Joe also impacted me off the football field. I studied every week at the Paterno library, to which Joe had donated millions of dollars to improve. The fact that it is called the “Paterno library” tells a lot about the man. Penn State is the only university in the country to have a football stadium named after a school president and a library named after the football coach. Paterno showed everyone how much he valued the educational part of college, ahead of what happened on his football field. And despite his success (Joe earned more than 10 different awards in major college football, amassed 409 wins and 24 bowl wins, and coached more than 350 players who went on to play in the NFL) he couldn’t have been more humble. He would rarely take credit for wins, rather giving the esteem to his players and fellow coaches. He never argued over his contracts, despite making tremendously less than most other major college football coaches. And when his salary became public knowledge in 2006, Paterno said that “I got all the money I need,” even though he probably could have been making a lot more.

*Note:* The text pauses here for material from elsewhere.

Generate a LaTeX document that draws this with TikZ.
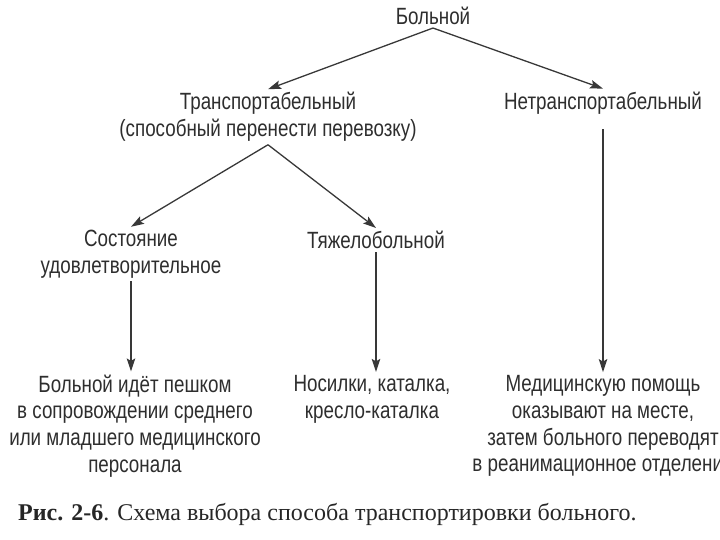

Back when I was in undergrad at Penn State, I used to walk by his house on occasion. Before someone told me it was his house, I would have NEVER guessed that the most significant icon in college football lived there. It’s small and modest at the end of a one-way street in a quiet neighborhood just off campus. Joe didn’t want anything more than that. He was content living in the quaint house with his wife Sue, and though will have some rough days ahead, I imagine he’ll be happy to keep on living in that house in a town that has always loved him.

Although we’ll never see Paterno on the sidelines at Beaver stadium again, his bronze statue will remain outside of it with the inscription “Joseph Vincent Paterno: Educator, coach and humanitarian.” What he has done for me, Penn State and college athletics will go on unmatched in history. And when I hear “Penn State,” I’ll always think of black Nike shoes, rolled up khaki pants and coke bottle glasses.